Italian diocese defends plans for local mosque

New York

Amid tensions generated by Europe’s rising Muslim presence, it’s increasingly common for the continent’s Christian roots to be invoked as a means of preventing its transformation into what critics deride as “Eurabia,” meaning an outpost of Islamic civilization.

In the Italian diocese of Padua, on the other land, local Catholic leaders are appealing to the same Christian identity to make a very different case – for welcoming the growing Muslim community, including defending its right to construct a mosque.

Padua is a city of 215,000, with a small but growing Muslim minority currently estimated at 6,000. Padua is located in the Veneto region of northern Italy, a political stronghold of the Northern League, a conservative party known for anti-immigration positions. In the recent Italian elections that returned a center-right coalition including the Northern League to power, the party garnered over 8 percent of the national vote – a historic high-water mark.

The current center-left administration in Padua has announced plans to make a piece of land and an unused building available to the Muslim community as a free loan, with the Muslims bearing the cost of converting the building to use as a mosque. Once those expenses have been absorbed, the Muslims would then begin paying rent to the city.

Local officials of the Northern League have denounced the plan as a “gift” to Muslim immigrants, and are collecting signatures on a petition calling for a referendum to block the proposed transfer.

In recent days, however, the leadership of the Catholic diocese in Padua has been outspoken in defending the planned mosque, and more broadly calling for a climate of welcome and respect for the city’s Muslim community.

Bishop Antonio Mattiazzo released a statment on Saturday, calling the construction of a mosque an occassion “to learn to live together, even with our differences.”

“It can favor a climate of concord,” Mattiazzo said.

The bishop added that public authorities in Padua can exercise oversight to ensure that the mosque does not become a center of anti-social activity.

“In order to overcome fear and allarism, it would not be harmful to religious freedom if the competent authorities ask for, and make public, guarantees about the activities, the financing and the leadership of these new centers of meeting and prayer.”

Fr.

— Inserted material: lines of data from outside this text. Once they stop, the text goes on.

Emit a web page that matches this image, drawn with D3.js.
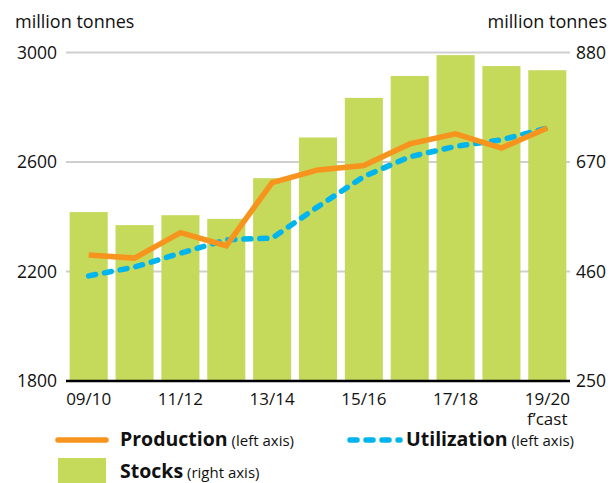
<!DOCTYPE html>
<html>
<head>
<meta charset="utf-8">
<script src="https://cdn.jsdelivr.net/npm/d3@7"></script>
<style>
  body { margin: 0; background: #fff; }
  svg text { font-family: "Open Sans", "Noto Sans", sans-serif; fill: #111; }
</style>
</head>
<body>
<div id="chart"></div>
<script>
// marketing years and values (million tonnes)
const seasons = ["09/10", "10/11", "11/12", "12/13", "13/14", "14/15", "15/16", "16/17", "17/18", "18/19", "19/20"];
const tickSeasons = ["09/10", "11/12", "13/14", "15/16", "17/18", "19/20"];
const production = [2260, 2249, 2342, 2294, 2525, 2571, 2587, 2666, 2703, 2651, 2724];
const utilization = [2184, 2216, 2267, 2316, 2322, 2437, 2547, 2619, 2657, 2681, 2724];
const stocks = [574, 549, 568, 561, 639, 717, 793, 835, 875, 854, 846];
const leftTicks = [1800, 2200, 2600, 3000];
const rightTicks = [250, 460, 670, 880];

function drawChart() {
    const W = 612, H = 483;
    const margin = { top: 52.5, right: 42, bottom: 102, left: 66 },
        width = W - margin.left - margin.right,
        height = H - margin.top - margin.bottom;

    const svg = d3.select("#chart")
        .append("svg")
        .attr("width", W)
        .attr("height", H);

    const g = svg.append("g")
        .attr("transform", "translate(" + margin.left + "," + margin.top + ")");

    const x = d3.scaleBand()
        .domain(seasons)
        .range([0, width])
        .paddingInner(0.17)
        .paddingOuter(0.08);

    const yLeft = d3.scaleLinear().domain([1800, 3000]).range([height, 0]);
    const yRight = d3.scaleLinear().domain([250, 880]).range([height, 0]);

    // gridlines
    g.selectAll(".grid")
        .data(leftTicks.slice(1))
        .enter()
        .append("line")
        .attr("x1", 0)
        .attr("x2", width)
        .attr("y1", d => yLeft(d))
        .attr("y2", d => yLeft(d))
        .attr("stroke", "#cfcfcf")
        .attr("stroke-width", 2);

    // stocks bars
    g.selectAll(".bar")
        .data(stocks)
        .enter()
        .append("rect")
        .attr("x", (d, i) => x(seasons[i]))
        .attr("y", d => yRight(d))
        .attr("width", x.bandwidth())
        .attr("height", d => height - yRight(d))
        .attr("fill", "#c5d95b");

    // base line
    g.append("line")
        .attr("x1", 0)
        .attr("x2", width)
        .attr("y1", height)
        .attr("y2", height)
        .attr("stroke", "#000")
        .attr("stroke-width", 2.5);

    const cx = i => x(seasons[i]) + x.bandwidth() / 2;

    const line = d3.line()
        .x((d, i) => cx(i))
        .y(d => yLeft(d));

    g.append("path")
        .datum(utilization)
        .attr("fill", "none")
        .attr("stroke", "#00b5ee")
        .attr("stroke-width", 5.5)
        .attr("stroke-linecap", "round")
        .attr("stroke-dasharray", "7,9")
        .attr("d", line);

    g.append("path")
        .datum(production)
        .attr("fill", "none")
        .attr("stroke", "#f7941e")
        .attr("stroke-width", 5.5)
        .attr("stroke-linejoin", "miter")
        .attr("d", line);

    // left axis labels
    g.selectAll(".lt")
        .data(leftTicks)
        .enter()
        .append("text")
        .attr("x", -9)
        .attr("y", d => yLeft(d))
        .attr("dy", "0.36em")
        .attr("text-anchor", "end")
        .style("font-size", "17.5px")
        .text(d => d);

    g.selectAll(".rt")
        .data(rightTicks)
        .enter()
        .append("text")
        .attr("x", width + 6)
        .attr("y", d => yRight(d))
        .attr("dy", "0.36em")
        .attr("text-anchor", "start")
        .style("font-size", "17.5px")
        .text(d => d);

    // x labels
    g.selectAll(".xt")
        .data(tickSeasons)
        .enter()
        .append("text")
        .attr("x", d => x(d) + x.bandwidth() / 2)
        .attr("y", height + 24)
        .attr("text-anchor", "middle")
        .style("font-size", "17px")
        .text(d => d);

    g.append("text")
        .attr("x", x("19/20") + x.bandwidth() / 2)
        .attr("y", height + 43.5)
        .attr("text-anchor", "middle")
        .style("font-size", "17px")
        .text("f\u2019cast");

    // unit labels
    svg.append("text")
        .attr("x", 15)
        .attr("y", 28)
        .style("font-size", "18px")
        .text("million tonnes");

    svg.append("text")
        .attr("x", 607)
        .attr("y", 28)
        .attr("text-anchor", "end")
        .style("font-size", "18px")
        .text("million tonnes");

    // legend
    const legend = svg.append("g");

    legend.append("line")
        .attr("x1", 58).attr("x2", 106)
        .attr("y1", 440).attr("y2", 440)
        .attr("stroke", "#f7941e")
        .attr("stroke-width", 5.5)
        .attr("stroke-linecap", "round");

    const t1 = legend.append("text").attr("x", 120).attr("y", 446);
    t1.append("tspan").style("font-size", "19.5px").style("font-weight", "bold").text("Production");
    t1.append("tspan").style("font-size", "15px").text(" (left axis)");

    legend.append("line")
        .attr("x1", 350).attr("x2", 400)
        .attr("y1", 440).attr("y2", 440)
        .attr("stroke", "#00b5ee")
        .attr("stroke-width", 5.5)
        .attr("stroke-linecap", "round")
        .attr("stroke-dasharray", "7,9");

    const t2 = legend.append("text").attr("x", 406).attr("y", 446);
    t2.append("tspan").style("font-size", "19.5px").style("font-weight", "bold").text("Utilization");
    t2.append("tspan").style("font-size", "15px").text(" (left axis)");

    legend.append("rect")
        .attr("x", 58).attr("y", 458)
        .attr("width", 48).attr("height", 25)
        .attr("fill", "#c5d95b");

    const t3 = legend.append("text").attr("x", 120).attr("y", 477.5);
    t3.append("tspan").style("font-size", "19.5px").style("font-weight", "bold").text("Stocks");
    t3.append("tspan").style("font-size", "15px").text(" (right axis)");
}

drawChart();
</script>
</body>
</html>
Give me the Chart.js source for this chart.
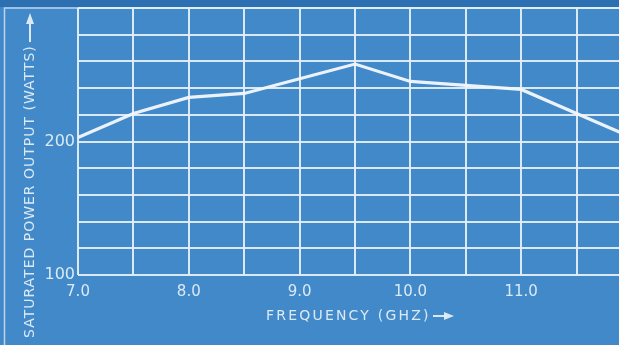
<!DOCTYPE html>
<html>
<head>
<meta charset="utf-8">
<script src="https://cdn.jsdelivr.net/npm/chart.js@4"></script>
<style>
  html, body { margin: 0; padding: 0; overflow: hidden; background: #4189c8; }
  #wrap { width: 645px; height: 345px; }
</style>
</head>
<body>
<div id="wrap"><canvas id="chart" width="645" height="345"></canvas></div>
<script>
// frequency (GHz) and saturated power output (watts)
const freqs = [7.0, 7.5, 8.0, 8.5, 9.0, 9.5, 10.0, 10.5, 11.0, 11.5, 12.0];
const power = [203, 221, 233, 236, 247, 258, 245, 242, 239, 221, 203];
const xLabels = ['7.0', '8.0', '9.0', '10.0', '11.0'];
const yLabels = ['100', '200'];

const bgColor = '#4189c8';
const bandColor = '#2d70b2';
const ink = 'rgba(228,238,248,0.95)';
const font = '"DejaVu Sans", sans-serif';

const blueprint = {
  id: 'blueprint',
  beforeDraw(chart) {
    const ctx = chart.ctx;
    const w = chart.width, h = chart.height;
    ctx.save();
    ctx.fillStyle = bgColor;
    ctx.fillRect(0, 0, w, h);
    ctx.fillStyle = bandColor;
    ctx.fillRect(0, 0, w, 7);
    ctx.strokeStyle = 'rgba(210,226,244,0.85)';
    ctx.lineWidth = 1.5;
    ctx.beginPath();
    ctx.moveTo(4.5, h);
    ctx.lineTo(4.5, 8);
    ctx.lineTo(w, 8);
    ctx.stroke();
    ctx.restore();
  },
  afterDraw(chart) {
    const ctx = chart.ctx;
    ctx.save();
    ctx.fillStyle = ink;
    ctx.strokeStyle = ink;
    ctx.font = '14px ' + font;
    ctx.textBaseline = 'middle';

    // x axis title
    ctx.letterSpacing = '2.2px';
    ctx.textAlign = 'left';
    ctx.fillText('FREQUENCY (GHZ)', 266, 316);
    ctx.lineWidth = 2;
    ctx.beginPath(); ctx.moveTo(433, 316); ctx.lineTo(446, 316); ctx.stroke();
    ctx.beginPath(); ctx.moveTo(454, 316); ctx.lineTo(444, 312); ctx.lineTo(444, 320); ctx.closePath(); ctx.fill();

    // y axis title
    ctx.translate(30, 0);
    ctx.rotate(-Math.PI / 2);
    ctx.letterSpacing = '1px';
    ctx.fillText('SATURATED POWER OUTPUT (WATTS)', -338, 0);
    ctx.beginPath(); ctx.moveTo(-42, 0); ctx.lineTo(-24, 0); ctx.stroke();
    ctx.beginPath(); ctx.moveTo(-13, 0); ctx.lineTo(-24, -4); ctx.lineTo(-24, 4); ctx.closePath(); ctx.fill();
    ctx.restore();
  }
};

new Chart(document.getElementById('chart'), {
  type: 'line',
  data: {
    datasets: [{
      data: freqs.map((f, i) => ({ x: f, y: power[i] })),
      borderColor: 'rgba(242,246,252,0.97)',
      borderWidth: 3.2,
      pointRadius: 0,
      tension: 0
    }]
  },
  options: {
    responsive: false,
    animation: false,
    layout: { padding: { left: 0, top: 8, right: 13, bottom: 0 } },
    plugins: { legend: { display: false }, tooltip: { enabled: false } },
    scales: {
      x: {
        type: 'linear',
        min: 7, max: 12,
        afterFit: s => { s.height = 70; s.paddingLeft = 0; s.paddingRight = 0; },
        grid: { color: ink, lineWidth: 2, drawTicks: false },
        border: { display: false },
        ticks: {
          stepSize: 0.5,
          padding: 8,
          color: ink,
          font: { family: font, size: 15 },
          maxRotation: 0,
          autoSkip: false,
          callback: v => xLabels.includes(v.toFixed(1)) ? v.toFixed(1) : ''
        }
      },
      y: {
        min: 100, max: 300,
        afterFit: s => { s.width = 78; s.paddingTop = 0; s.paddingBottom = 0; },
        grid: { color: ink, lineWidth: 2, drawTicks: false },
        border: { display: false },
        ticks: {
          stepSize: 20,
          padding: 3,
          color: ink,
          font: { family: font, size: 16 },
          autoSkip: false,
          callback: v => yLabels.includes(String(v)) ? String(v) : ''
        }
      }
    }
  },
  plugins: [blueprint]
});
</script>
</body>
</html>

Cesare Contarini, editor of the diocesan newspaper, was even more outspoken in defense of the mosque in a recent editorial.

“As citizens, we can’t refuse a right recognized by our constitution; as Christians, we’re content whenever a man or a woman prays, all the more so when it’s to the one God, albeit known and adored in a very different way.”

Maurizio Conte, a local leader of the Northern League has publicly challenged the position of the diocese, arguing that if the church is favorable to the construction of a mosque, it ought to provide the property rather than the city. He added: “Even if the goods given to the adorers of Allah belonged to the church, I have the impression that many Catholics would have an objection.”

Contarini was blunt in his response.

“Conte is lying and he knows that he’s lying,” Contarini wrote. “It’s clear to everyone that the structure conceded by the mayor to the Muslims will be remodeled at their own expense, and once the costs have been amoritized, they’re the ones who will pay the rent. The point is something else: Does it really make sense to play with religion for political ends?”

Contarini’s reference was to the widely held belief that the Northern League is making an issue of the mosque partly with an eye to local elections in 2009, and its desire to unseat the current center-left administration in Padua.

The Padua diocese maintains a website devoted to Christian/Muslim relations, in Italian, which can be found here: Diocese of Padua, services for Christian-Muslim relations

The site carries a statement about the proposed mosque which begins, “Every society that calls itself civilized must recognize the religiosity of its citizens, because every person has the right to religious freedom.”

Overall, Italy is thought to have a Muslim minority of 1.2 million out of a total national population of 58.6 million. Europe as a whole is estimated to have roughly 15 million Muslims today, a total projected by various sources to rise to 40 million by mid-century, which would represent 15 percent of the total population.